SM Energy Co. (NYSE: SM) will spend the next two years doting on its newly augmented Midland Basin acreage now that its $980 million acquisition is complete.

SM Energy intends to feed the Permian 80%-90% of capex during the next two years. SM Energy will likely run four rigs in the play in 2017 and up to eight in 2018, Chris Stevens, an analyst at KeyBanc Capital Markets, said in an Oct. 13 report. KeyBanc estimates SM Energy’s 2017 capex at $720 million.

SM Energy continues to tweak its assets and make additional moves in the next six months that could dramatically impact the company.

The company intends to sell interests in the Bakken/Three Forks and Eagle Ford while high-grading acreage in the Permian and will seek accretive acquisitions in the basin. SM is also conducting downspacing tests in the Permian.

The company will hunt for bolt-on acquisitions around its current core areas in the Midland Basin, but won’t rule out acquisitions in the Delaware Basin, Stevens said.

“However, most of the deals in the Delaware Basin might be bigger than what SM is currently looking to acquire,” Stevens said, with such acquisitions running more than $2 billion dollars.

Smaller deals could be funded with cash from anticipated asset sales, but a “compelling larger deal” would be considered, with equity funding a portion, Stevens said.

On Demand

Beyond the Permian, SM Energy plans to sell.

“We estimate potential cash proceeds of $1 billion to $1.1 billion between a sale of the non-operated Eagle Ford acreage and its Bakken/Three Forks assets in McKenzie County,” Stevens said.

Since Oct. 3, SM Energy has been marketing about 54,500 net Williston Basin acres, including its Raven/Bear Den acreage. Associated production is about 13,500 barrels of oil equivalent per day (boe/d).

Stevens estimates that the Bakken assets up for sale, which do not include Divide County, N.D., are worth about $500 million. SM Energy has no plans to develop the acreage and will use proceeds to pay debt and fund Permian operations.

For now, the company has no plans to sell its Divide assets, but it will evaluate whether the assets fit with SM Energy’s portfolio.

“SM would also consider selling Divide County in the future, if it does not receive any capital and there is a need for the cash,” Stevens said.

In the Eagle Ford, the company’s sale of non-operated Eagle Ford acreage is considered inevitable. The 36,000 net acre area includes production of 27,350 boe/d and midstream assets. Estimated cash flow in 2017 is $140 million, Stevens said.

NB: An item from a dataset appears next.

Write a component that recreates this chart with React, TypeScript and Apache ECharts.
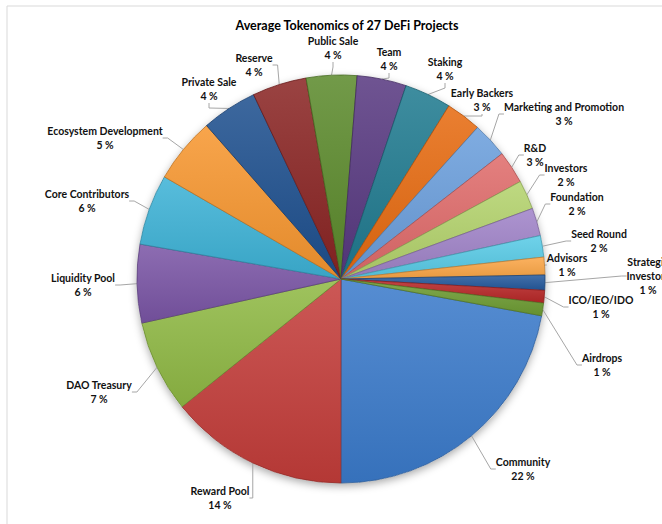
import React, { useEffect, useRef } from "react";
import * as echarts from "echarts";

const TITLE = "Average Tokenomics of 27 DeFi Projects";

const categories = [
  "Community", "Reward Pool", "DAO Treasury", "Liquidity Pool", "Core Contributors",
  "Ecosystem Development", "Private Sale", "Reserve", "Public Sale", "Team", "Staking",
  "Early Backers", "Marketing and Promotion", "R&D", "Investors", "Foundation",
  "Seed Round", "Advisors", "Strategic\nInvestors", "ICO/IEO/IDO", "Airdrops",
];

const values = [
  22.1, 14.2, 7.3, 6.2, 5.6, 5.2, 4.4, 4.3, 4.0, 3.9, 3.7,
  2.8, 2.8, 2.6, 2.3, 2.2, 1.7, 1.4, 1.2, 1.0, 1.0,
];

const colors = [
  "#3B7BCB", "#C43D3A", "#8FB944", "#7A55A5", "#3DB2D6", "#F7962F",
  "#1D4F8E", "#8A2423", "#5B8A2B", "#573880", "#1F7A8F", "#E66A10",
  "#6A9EDC", "#E06B6A", "#B3D36C", "#A083C8", "#58CBE6", "#FBA646",
  "#24599C", "#B82727", "#6E9C33",
];

// label centre positions (layout, px)
const labelPos: [number, number][] = [
  [523, 469], [220, 498], [99, 392], [83, 285], [87, 201], [105, 138],
  [209, 89], [254, 65], [333, 48], [389, 59], [445, 69], [482, 100],
  [564, 114], [535, 155], [566, 175], [577, 204], [599, 241], [567, 265],
  [648, 276], [601, 307], [602, 365],
];

function mix(hex: string, target: number, t: number) {
  const n = parseInt(hex.slice(1), 16);
  const r = (n >> 16) & 255, g = (n >> 8) & 255, b = n & 255;
  const f = (c: number) => Math.round(c + (target - c) * t);
  return `rgb(${f(r)},${f(g)},${f(b)})`;
}

export default function App() {
  const ref = useRef<HTMLDivElement>(null);
  useEffect(() => {
    if (!ref.current) return;
    const chart = echarts.init(ref.current, null, { renderer: "svg" });
    const data = categories.map((name, i) => ({
      name,
      value: values[i],
      itemStyle: {
        color: new echarts.graphic.LinearGradient(0, 0, 0, 1, [
          { offset: 0, color: mix(colors[i], 255, 0.14) },
          { offset: 1, color: mix(colors[i], 0, 0.08) },
        ]),
        borderColor: mix(colors[i], 0, 0.25),
        borderWidth: 0.8,
      },
    }));
    chart.setOption({
      animation: false,
      backgroundColor: "#ffffff",
      title: {
        text: TITLE,
        left: 342,
        top: 14,
        textAlign: "center",
        textStyle: { fontFamily: "Lato", fontWeight: "bold", fontSize: 12.5, color: "#000" },
      },
      graphic: [
        {
          type: "rect",
          shape: { x: 7, y: 6, width: 700, height: 600 },
          style: { fill: "none", stroke: "#D9D9D9", lineWidth: 1 },
          silent: true,
        },
        {
          type: "circle",
          shape: { cx: 341, cy: 279, r: 204 },
          style: { fill: "#ffffff", shadowBlur: 8, shadowOffsetY: 3, shadowColor: "rgba(0,0,0,0.35)" },
          silent: true,
        },
      ],
      series: [
        {
          type: "pie",
          center: [341, 279],
          radius: 204,
          startAngle: -10.4,
          clockwise: true,
          avoidLabelOverlap: false,
          data,
          label: {
            show: true,
            position: "outside",
            fontFamily: "Lato",
            fontWeight: "bold",
            fontSize: 10.5,
            lineHeight: 14,
            color: "#111",
            align: "center",
            formatter: (p: any) => `${p.name}\n${Math.round(p.percent)} %`,
          },
          labelLine: {
            show: true,
            length: 10,
            length2: 5,
            lineStyle: { color: "#A6A6A6", width: 1 },
          },
          labelLayout: (params: any) => {
            const p = labelPos[params.dataIndex];
            return { x: p[0], y: p[1], align: "center", verticalAlign: "middle" };
          },
          emphasis: { disabled: true },
        },
      ],
    });
    return () => chart.dispose();
  }, []);
  return (
    <div
      ref={ref}
      style={{ position: "absolute", left: 0, top: 0, width: 662, height: 524 }}
    />
  );
}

Stevens said the acreage could generate proceeds of $500 million- $700 million.

“This is a difficult asset to accurately value given the large PDP component that is highly sensitive to small changes in dollars per flowing boe/d multiples,” he said.

De Facto Pure Play?

SM finds itself with a lot of work to do with the fourth quarter underway.

On Oct. 5, the company nearly doubled its Permian holdings to 46,750 net acres. SM deemed 41,200 of the acres in the core part of the play in southwest Martin, Midland, Upton, Reagan, Howard and Glasscock counties, Texas.

With so much of its capex focused on the Permian, the basin will be the company’s primary production center and cash flow driver.

SM is focused on delineating Howard County, Texas, in 2017 and adjusting well spacing to optimal distances before it significantly ramps up activity in 2018.

“At this point, management believes the Wolfcamp A and Lower Spraberry are the two primary targets with the potential for 2-3 landing points in each,” Stevens said.

Longer term, the Middle Spraberry, Wolfcamp C and Wolfcamp D could provide upside.

SM’s management is also encouraged by the higher oil mix in Howard—about 80% compared to 70% in Upton. A greater amount of carbonate in the formation could also result in greater recoveries as witnessed so far with strong initial rates and a shallower decline profile.

In 2017, the company benefits from an inventory of 78 drilled but uncompleted (DUC) wells, 45 of which Stevens said are complete.

But until the company sorts out divestitures, spacing and its recent acquisition, the company will likely run four rigs in the Permian and one in the Eagle Ford while completing wells in the Bakken.